Mit den folgenden Liedern wechselte die Beiden auf eine weitgehend unbekannte Seite des Komponisten: seine Orientierung an der italienischen Oper und Canzone. Eingerahmt in eine Pastorale „Die Hirtin auf der Wiese“ mit einem Text von Carlo Goldoni (1707-1793) und einer wilden Arie: „Sieh an, wie ich dich noch vergöttere“ (Text von Pietro Metastasio), zelebrierten sie vier Canzonen mit Texten von Jacopo Vittorelli (1749-1835) und Pietro Metastasio (1698-1782). Herrliche Liebeslieder und wunderschöne Arien, die Teil einer Opernhandlung hätten sein können. Nicht von ungefähr haben alle drei genannten Texter, Dichter und Schriftsteller Karriere als Opernlibrettisten (u. a. für Mozart, Haydn, Antonio Salieri) gemacht.

Hier gelang es Christiane Karg, befreiter zu singen. Denn gerade diese Stücke strotzen vor jugendlichem Optimismus, immer aber mit einem Hauch von Sehnsucht, unerfüllter Liebe, Einsamkeit und unbedingter Hoffnung auf bessere Zeiten: „Ach verlass mich nicht, nein, mein schöner Götze. Wem soll ich vertrauen, wenn du mich hintergehst.“ Eine finale Metapher über eine bessere Zukunft, ein Leben voller Vertrauen, ohne Ängste und mit echter, wahrhafter Liebe, die Karg gesanglich und gestisch überzeugend darbot.

Natürlich blieben Zugaben nicht aus. Auch mit ihrer strapazierten Stimme blieb sie das ihrem treuen Publikum schuldig. Mit zwei kurzen Liedern „Son fra l´onde“ (Text: Pietro Metastasio) und „Dioskuren, Zwillingssterne“ (Text Johann Mayrhofer) verabschiedete sich das sympathische Duo vom dem ihm sehr wohlgesonnenen Publikum.
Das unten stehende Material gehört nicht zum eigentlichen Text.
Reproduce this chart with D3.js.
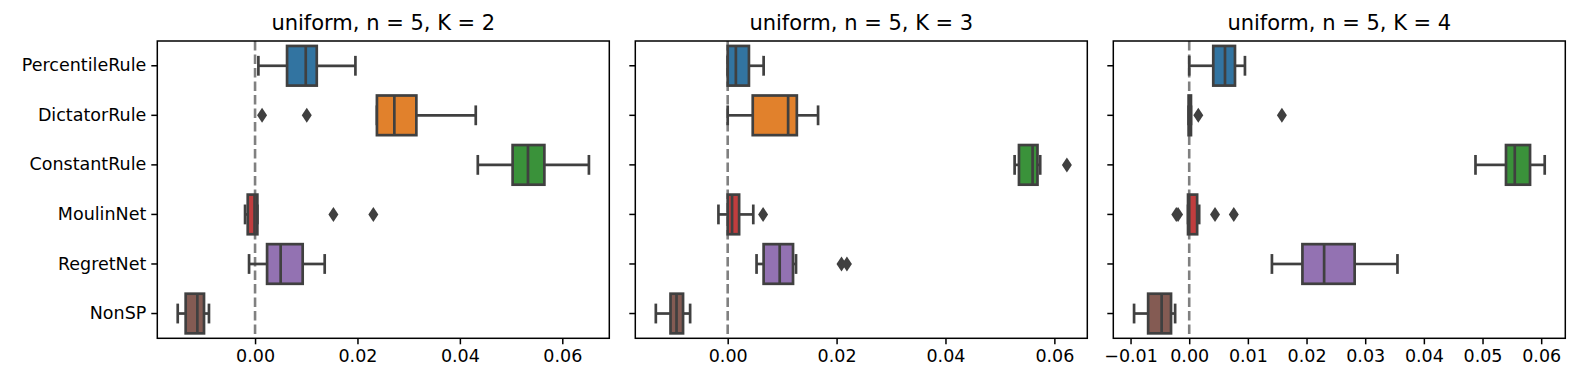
<!DOCTYPE html>
<html><head><meta charset="utf-8">
<script src="https://cdn.jsdelivr.net/npm/d3@7"></script>
<style>body{margin:0;background:#fff}svg{display:block}text{font-family:"DejaVu Sans",sans-serif}</style>
</head><body><svg id="c" width="1579" height="383"></svg>
<script>
const categories = ["PercentileRule","DictatorRule","ConstantRule","MoulinNet","RegretNet","NonSP"];
const colors = ["#3274a1","#e1812c","#3a923a","#c03d3e","#9372b2","#845b53"];
const titles = ["uniform, n = 5, K = 2","uniform, n = 5, K = 3","uniform, n = 5, K = 4"];
// [whisker low, q1, median, q3, whisker high]
const statsK2 = [
  [0.00065, 0.00625, 0.0099, 0.01205, 0.0196],
  [0.0238, 0.0238, 0.0272, 0.0315, 0.0431],
  [0.0435, 0.0503, 0.0533, 0.0565, 0.0652],
  [-0.00195, -0.00143, -0.0001, 0.00045, 0.00045],
  [-0.00117, 0.00235, 0.0050, 0.0093, 0.0136],
  [-0.0151, -0.01355, -0.01127, -0.00997, -0.0090]
];
const fliersK2 = [[], [0.00137, 0.0101], [], [0.0153, 0.0231], [], []];
const statsK3 = [
  [0.0, 0.0, 0.0015, 0.0039, 0.0066],
  [0.0, 0.0046, 0.0111, 0.0127, 0.0166],
  [0.0527, 0.0535, 0.0560, 0.0569, 0.0574],
  [-0.0017, 0.0, 0.0008, 0.0021, 0.0047],
  [0.0053, 0.0066, 0.00955, 0.0120, 0.01255],
  [-0.0132, -0.0105, -0.0094, -0.0082, -0.0069]
];
const fliersK3 = [[], [], [0.0623], [0.0065], [0.0209, 0.0219], []];
const statsK4 = [
  [0.0, 0.0041, 0.0061, 0.0078, 0.0095],
  [-0.0001, -0.0001, 0.0001, 0.0003, 0.0003],
  [0.0488, 0.0540, 0.0555, 0.0581, 0.0606],
  [-0.0002, -0.0002, 0.0, 0.00135, 0.0017],
  [0.0141, 0.0193, 0.0230, 0.0282, 0.0355],
  [-0.0094, -0.0070, -0.0047, -0.0031, -0.0024]
];
const fliersK4 = [[], [0.00155, 0.0158], [], [-0.0022, -0.0019, 0.0044, 0.0076], [], []];
const domains = [[-0.01909, 0.06918], [-0.01697, 0.06605], [-0.01294, 0.06411]];
const ticksK2 = [0, 0.02, 0.04, 0.06];
const ticksK3 = [0, 0.02, 0.04, 0.06];
const ticksK4 = [-0.01, 0, 0.01, 0.02, 0.03, 0.04, 0.05, 0.06];

const panels = [
  {stats: statsK2, fliers: fliersK2, ticks: ticksK2},
  {stats: statsK3, fliers: fliersK3, ticks: ticksK3},
  {stats: statsK4, fliers: fliersK4, ticks: ticksK4}
];
const lefts = [157.3, 635.3, 1113.3];
const W = 452, plotTop = 41, H = 297.3;
const svg = d3.select("#c");
const lineCol = "#404040";
const lw = 2.7;

panels.forEach((p, pi) => {
  const g = svg.append("g").attr("transform", `translate(${lefts[pi]},${plotTop})`);
  const x = d3.scaleLinear().domain(domains[pi]).range([0, W]);
  const y = d3.scaleBand().domain(categories).range([0, H]).paddingInner(0).paddingOuter(0);
  const bw = y.bandwidth() * 0.8;

  g.append("line").attr("x1", x(0)).attr("x2", x(0)).attr("y1", 0).attr("y2", H)
    .attr("stroke", "#808080").attr("stroke-width", 2.6).attr("stroke-dasharray", "9.5,4");

  categories.forEach((c, i) => {
    const s = p.stats[i];
    const cy = y(c) + y.bandwidth() / 2;
    const bg = g.append("g");
    bg.append("line").attr("x1", x(s[0])).attr("x2", x(s[1])).attr("y1", cy).attr("y2", cy)
      .attr("stroke", lineCol).attr("stroke-width", lw);
    bg.append("line").attr("x1", x(s[3])).attr("x2", x(s[4])).attr("y1", cy).attr("y2", cy)
      .attr("stroke", lineCol).attr("stroke-width", lw);
    [s[0], s[4]].forEach(v => {
      bg.append("line").attr("x1", x(v)).attr("x2", x(v)).attr("y1", cy - bw / 4).attr("y2", cy + bw / 4)
        .attr("stroke", lineCol).attr("stroke-width", lw);
    });
    bg.append("rect").attr("x", x(s[1])).attr("y", cy - bw / 2)
      .attr("width", Math.max(0, x(s[3]) - x(s[1]))).attr("height", bw)
      .attr("fill", colors[i]).attr("stroke", lineCol).attr("stroke-width", lw);
    bg.append("line").attr("x1", x(s[2])).attr("x2", x(s[2])).attr("y1", cy - bw / 2).attr("y2", cy + bw / 2)
      .attr("stroke", lineCol).attr("stroke-width", lw);
    p.fliers[i].forEach(v => {
      const fx = x(v), dx = 5, dy = 7.5;
      bg.append("path").attr("d", `M${fx},${cy - dy}L${fx + dx},${cy}L${fx},${cy + dy}L${fx - dx},${cy}Z`)
        .attr("fill", lineCol);
    });
  });

  g.append("rect").attr("x", 0).attr("y", 0).attr("width", W).attr("height", H)
    .attr("fill", "none").attr("stroke", "#000").attr("stroke-width", 1.5);

  const xa = g.append("g").attr("transform", `translate(0,${H})`)
    .call(d3.axisBottom(x).tickValues(p.ticks).tickFormat(d3.format(".2f")).tickSize(6).tickPadding(5));
  xa.select(".domain").remove();
  xa.selectAll("line").attr("stroke", "#000").attr("stroke-width", 1.5);
  xa.selectAll("text").attr("font-size", "17.5px").attr("fill", "#000")
    .attr("font-family", "DejaVu Sans");

  const ya = g.append("g")
    .call(d3.axisLeft(y).tickSize(6).tickPadding(5).tickFormat(pi === 0 ? (d => d) : () => ""));
  ya.select(".domain").remove();
  ya.selectAll("line").attr("stroke", "#000").attr("stroke-width", 1.5);
  ya.selectAll("text").attr("font-size", "17.5px").attr("fill", "#000")
    .attr("font-family", "DejaVu Sans");

  g.append("text").attr("x", W / 2).attr("y", -11).attr("text-anchor", "middle")
    .attr("font-size", "21px").attr("fill", "#000").text(titles[pi]);
});
</script>
</body></html>
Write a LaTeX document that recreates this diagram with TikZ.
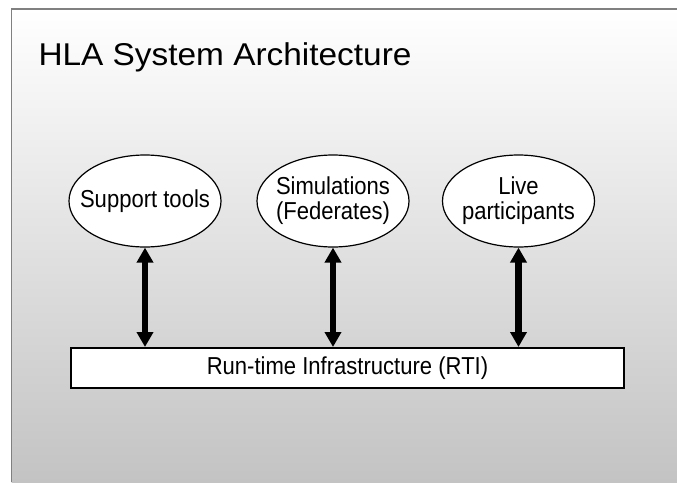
\documentclass[tikz,border=0pt]{standalone}
\usepackage{fontspec}
\setmainfont{Liberation Sans}
\newfontfamily\slidenarrow[FakeStretch=0.9]{Liberation Sans}
\newfontfamily\slidewide[FakeStretch=1.06]{Liberation Sans}
\usetikzlibrary{shapes.geometric, arrows.meta, positioning, calc}
\definecolor{framegray}{RGB}{128, 128, 128}
\definecolor{slidebottom}{RGB}{195, 195, 195}
\tikzset{
    part node/.style={
        ellipse,
        draw=black,
        line width=1.2pt,
        fill=white,
        minimum width=152pt,
        minimum height=92pt,
        inner xsep=-20pt,
        inner ysep=0pt,
        align=center,
        font=\slidenarrow\fontsize{24.5}{25}\selectfont
    },
    rti box/.style={
        rectangle,
        draw=black,
        line width=2pt,
        fill=white,
        minimum width=553pt,
        minimum height=40pt,
        font=\slidenarrow\fontsize{24.5}{25}\selectfont
    },
    link arrow/.style={
        {Triangle[width=16pt, length=15pt]}-{Triangle[width=16pt, length=15pt]},
        line width=6.5pt,
        draw=black
    }
}

\begin{document}
\begin{tikzpicture}[
    x=1pt, y=-1pt,
    slide title/.style={anchor=base west, font=\slidewide\fontsize{31.5}{40}\selectfont}
]
\useasboundingbox (0, 0) rectangle (677, 482);

% Slide background
\fill[top color=white, bottom color=slidebottom] (11.7, 9) rectangle (677, 482);
\draw[framegray, line width=1.5pt] (11.7, 482) -- (11.7, 9) -- (677, 9);

% Title
\node[slide title] (title) at (35, 65) {HLA System Architecture};

% === PARTICIPANTS ===
\node[part node] (tools) at (145, 201) {Support tools};
\node[part node] (sims) at (333, 201) {Simulations\\(Federates)};
\node[part node] (live) at (518.5, 201) {Live\\participants};

% === RTI ===
\node[rti box] (rti) at (347.5, 368) {Run-time Infrastructure (RTI)};

% Links
\draw[link arrow] (tools.south) -- (tools.south |- rti.north);
\draw[link arrow] (sims.south) -- (sims.south |- rti.north);
\draw[link arrow] (live.south) -- (live.south |- rti.north);

\end{tikzpicture}
\end{document}
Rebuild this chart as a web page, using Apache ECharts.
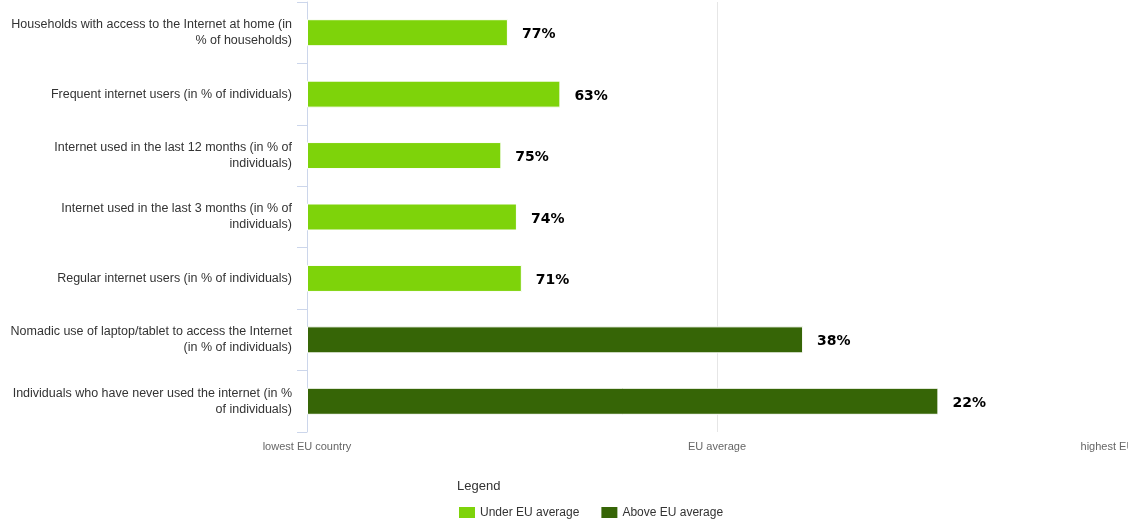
<!DOCTYPE html>
<html>
<head>
<meta charset="utf-8">
<title>Internet use indicators</title>
<script src="https://cdn.jsdelivr.net/npm/echarts@6/dist/echarts.min.js"></script>
<style>
  html, body { margin: 0; padding: 0; background: #ffffff; }
  #chart { width: 1128px; height: 525px; }
</style>
</head>
<body>
<div id="chart"></div>
<script>
// Indicators, top to bottom (line breaks as laid out beside the axis)
const categories = [
  'Households with access to the Internet at home (in\n% of households)',
  'Frequent internet users (in % of individuals)',
  'Internet used in the last 12 months (in % of\nindividuals)',
  'Internet used in the last 3 months (in % of\nindividuals)',
  'Regular internet users (in % of individuals)',
  'Nomadic use of laptop/tablet to access the Internet\n(in % of individuals)',
  'Individuals who have never used the internet (in %\nof individuals)'
];

// Position of the country between the lowest (0) and highest (100) EU country; EU average = 50
const positions = [24.5, 30.9, 23.7, 25.6, 26.2, 60.5, 77.0];

// Country value shown next to each bar
const shownValues = ['77%', '63%', '75%', '74%', '71%', '38%', '22%'];

// Scale landmarks
const scaleTicks = [0, 50, 100];
const scaleLabels = ['lowest EU country', 'EU average', 'highest EU country'];

const EU_AVERAGE = 50;
const underSeries = positions.map(v => (v < EU_AVERAGE ? v : null));
const aboveSeries = positions.map(v => (v >= EU_AVERAGE ? v : null));

const font = '"Liberation Sans", Arial, sans-serif';

const valueLabel = {
  show: true,
  position: 'right',
  distance: 14,
  offset: [0, 2],
  color: '#000000',
  fontWeight: 'bold',
  fontSize: 14,
  fontFamily: '"DejaVu Sans", Verdana, sans-serif',
  formatter: p => shownValues[p.dataIndex]
};

const chart = echarts.init(document.getElementById('chart'), null, { renderer: 'canvas' });

chart.setOption({
  animation: false,
  backgroundColor: '#ffffff',
  textStyle: { fontFamily: font },
  title: {
    text: 'Legend',
    left: 457,
    top: 480,
    padding: 0,
    textStyle: { fontSize: 13, fontWeight: 'normal', color: '#333333', fontFamily: font }
  },
  legend: {
    left: 457,
    top: 505,
    padding: 0,
    itemWidth: 18,
    itemHeight: 13,
    itemGap: 20,
    icon: 'rect',
    textStyle: { fontSize: 12, color: '#333333', fontFamily: font, padding: [0, 0, 0, -1] },
    data: ['Under EU average', 'Above EU average']
  },
  grid: { left: 307, right: 1, top: 2, bottom: 93, containLabel: false, outerBoundsMode: 'none' },
  xAxis: {
    type: 'value',
    min: 0,
    max: 100,
    interval: 50,
    axisLine: { show: false },
    axisTick: { show: false },
    splitLine: { show: false },
    axisLabel: {
      margin: 9,
      color: '#666666',
      fontSize: 11,
      fontFamily: font,
      formatter: v => scaleLabels[scaleTicks.indexOf(v)] || ''
    }
  },
  yAxis: {
    type: 'category',
    inverse: true,
    data: categories,
    axisLine: { show: true, lineStyle: { color: '#ccd6eb', width: 1 } },
    axisTick: { show: true, length: 10, lineStyle: { color: '#ccd6eb' } },
    axisLabel: {
      margin: 15,
      color: '#333333',
      fontSize: 12.5,
      fontFamily: font,
      lineHeight: 16,
      align: 'right'
    }
  },
  series: [
    {
      name: 'Under EU average',
      type: 'bar',
      barWidth: 27,
      barGap: '-100%',
      data: underSeries,
      itemStyle: { color: '#7ed30a', borderColor: '#ffffff', borderWidth: 1 },
      label: valueLabel,
      // EU average reference line, kept behind the bars
      markLine: {
        silent: true,
        z: 0,
        symbol: 'none',
        label: { show: false },
        lineStyle: { color: '#e6e6e6', width: 1, type: 'solid' },
        data: [{ xAxis: EU_AVERAGE }]
      },
      z: 3
    },
    {
      name: 'Above EU average',
      type: 'bar',
      barWidth: 27,
      barGap: '-100%',
      data: aboveSeries,
      itemStyle: { color: '#366506', borderColor: '#ffffff', borderWidth: 1 },
      label: valueLabel,
      z: 3
    }
  ]
});
</script>
</body>
</html>
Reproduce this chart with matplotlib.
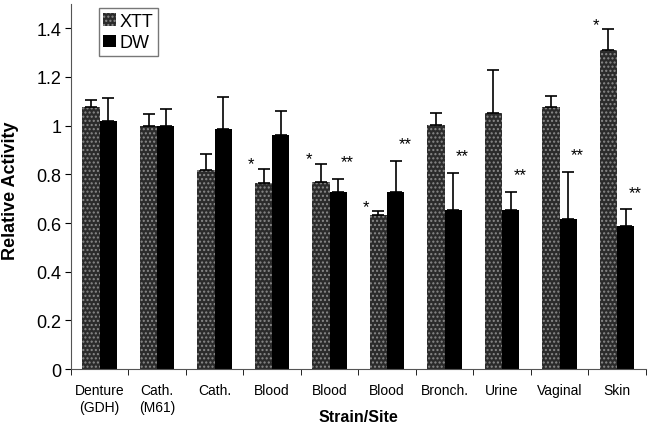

Christiane Karg wird noch zwei Mal zu hören und zu sehen sein: Am 24.08. mit Freunden im Schloss Johannisberg und am 31.08. im Abschlusskonzert des diesjährigen Rheingau Musik Festivals mit dem Birmingham Symphony Orchestra im Kloster Eberbach. Sie hat sich unzweifelhaft ihr Publikum erobert und ersungen.